The disciplinary crackdown comes several months after the Trump administration cut hundreds of millions of dollars in federal research grants to the university.

Following those cuts, Columbia implemented a long list of new policies at the request of the Trump administration to begin negotiations on restoring federal funding.

The university agreed to adjust its disciplinary process, ban masks at protests in most cases and hire dozens of new security officers, among other measures, according to a document the university said it shared with the federal government and posted on its website.

Last year’s student protests and encampments at the university, galvanized by the ongoing war in Gaza, drew both outrage and applause around the world.

The unprecedented nature of the student-led protests — which marked the first time Columbia allowed police to suppress demonstrations at the university since protests against the Vietnam War in 1968 — made the university the de facto epicenter of similar demonstrations at universities nationwide.

But some of Columbia’s students previously told NBC News that protesting on the campus in recent months had become “dangerous” following the university’s agreement with the Trump administration and the detainment of student activist Mahmoud Khalil by immigration authorities.

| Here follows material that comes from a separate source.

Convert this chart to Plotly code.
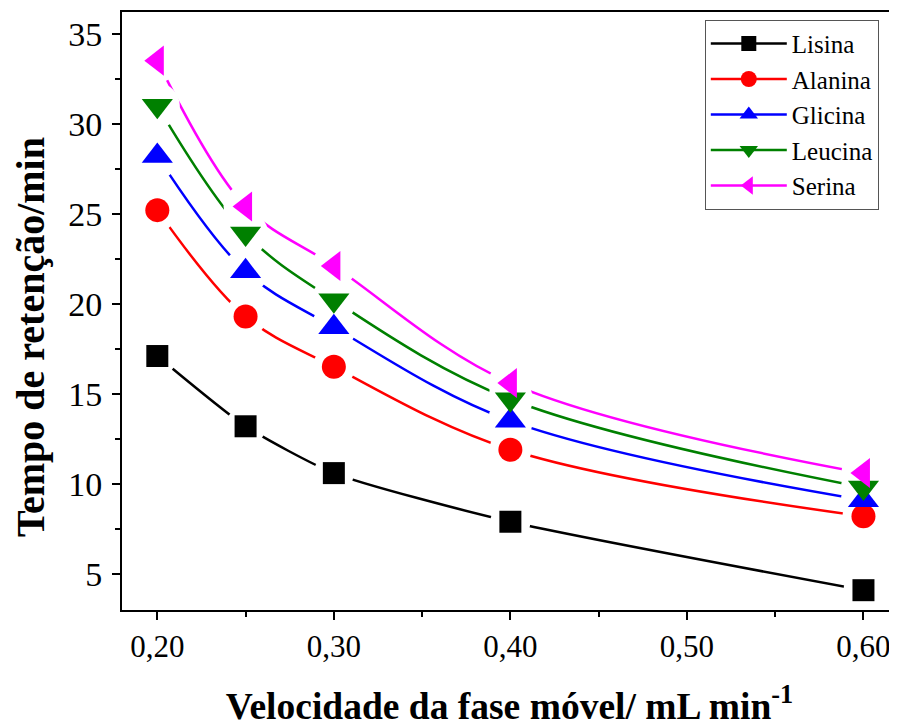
import plotly.graph_objects as go

velocidade = [0.20, 0.25, 0.30, 0.40, 0.60]
lisina = [17.1, 13.2, 10.6, 7.9, 4.1]
alanina = [25.2, 19.3, 16.5, 11.9, 8.2]
glicina = [28.2, 21.8, 18.7, 13.5, 9.1]
leucina = [31.0, 23.9, 20.2, 14.7, 9.8]
serina = [33.5, 25.4, 22.1, 15.6, 10.6]

series = [
    ("Lisina", lisina, "black", "square", 22, 15),
    ("Alanina", alanina, "red", "circle", 24, 17),
    ("Glicina", glicina, "blue", "triangle-up", 27, 19),
    ("Leucina", leucina, "green", "triangle-down", 27, 19),
    ("Serina", serina, "magenta", "triangle-left", 26, 19),
]

fig = go.Figure()
FONT = "Liberation Serif, Times New Roman, serif"

for name, vals, color, sym, sz, lsz in series:
    smooth = 0.6 if name == "Lisina" else 1.0
    fig.add_trace(go.Scatter(
        x=velocidade, y=vals, mode="lines",
        line=dict(color=color, width=2.5, shape="spline", smoothing=smooth),
        showlegend=False, hoverinfo="skip"))

# white underlay to create the gap between line and marker
for name, vals, color, sym, sz, lsz in series:
    fig.add_trace(go.Scatter(
        x=velocidade, y=vals, mode="markers",
        marker=dict(symbol="circle", color="white", size=sz + 18),
        showlegend=False, hoverinfo="skip"))

for name, vals, color, sym, sz, lsz in series:
    fig.add_trace(go.Scatter(
        x=velocidade, y=vals, mode="markers",
        marker=dict(symbol=sym, color=color, size=sz, line=dict(width=0)),
        showlegend=False))

for name, vals, color, sym, sz, lsz in series:
    fig.add_trace(go.Scatter(
        x=[None], y=[None], mode="lines+markers", name=name,
        line=dict(color=color, width=2.5),
        marker=dict(symbol=sym, color=color, size=lsz, line=dict(width=0))))

axis_common = dict(
    showline=True, linecolor="black", linewidth=2,
    ticks="outside", tickcolor="black", tickwidth=2, ticklen=8,
    showgrid=False, zeroline=False, automargin=False,
)

fig.update_xaxes(
    range=[0.18, 0.619], tickvals=[0.2, 0.3, 0.4, 0.5, 0.6],
    ticktext=["0,20", "0,30", "0,40", "0,50", "0,60"],
    tickfont=dict(family=FONT, size=31, color="black"),
    minor=dict(tickvals=[0.25, 0.35, 0.45, 0.55], ticks="outside",
               ticklen=5, tickwidth=2, tickcolor="black"),
    mirror=True,
    title=dict(text="<b>Velocidade da fase móvel/ mL min<sup>-1</sup></b>",
               font=dict(family=FONT, size=37.5, color="black"), standoff=31),
    **axis_common)

fig.update_yaxes(
    range=[3.0, 36.2], tickvals=[5, 10, 15, 20, 25, 30, 35],
    tickfont=dict(family=FONT, size=34, color="black"),
    ticklabelstandoff=3,
    minor=dict(tickvals=[7.5, 12.5, 17.5, 22.5, 27.5, 32.5], ticks="outside",
               ticklen=5, tickwidth=2, tickcolor="black"),
    mirror=False,
    **axis_common)

fig.add_annotation(
    text="<b>Tempo de retenção/min</b>", textangle=-90,
    xref="paper", yref="paper", x=-0.1187, y=0.4565,
    xanchor="center", yanchor="middle", showarrow=False,
    font=dict(family=FONT, size=40, color="black"))

fig.update_layout(
    width=889, height=719,
    margin=dict(l=114, r=0, t=4, b=117),
    plot_bgcolor="white", paper_bgcolor="white",
    legend=dict(x=0.752, y=0.987, xanchor="left", yanchor="top",
                bordercolor="#555", borderwidth=1, bgcolor="white",
                font=dict(family=FONT, size=25, color="black"),
                itemwidth=76, tracegroupgap=0),
)

fig.write_html("out.html")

Khalil, a graduate student who helped lead negotiations between student protesters and the university, was held at an immigration detention center in Louisiana for more than 104 days before he was released last month.

However, the fears did not stop dozens from protesting the war and the university’s ties to Israel in May.

Dozens of demonstrators occupied a room in Butler Library during the May protest, as students were studying for their final exams. Protesters wore keffiyehs, chanted slogans and clashed with police and campus security officers, according to video of the demonstration posted on social media.

Police officers prevented the demonstrators from leaving the library without presenting identification for some time before they began arresting students, the videos show.

The protest resulted in the detainment of at least 80 people, according to New York police. Two campus security officers were injured during the protest, the university said at the time, because of a crowd surge.

Columbia took similar disciplinary action in March for pro-Palestinian protests that took place on campus last year. It issued “multi-year suspensions, temporary degree revocations and expulsion” for students who overtook a university building, Hamilton Hall, at the height of last year’s protests.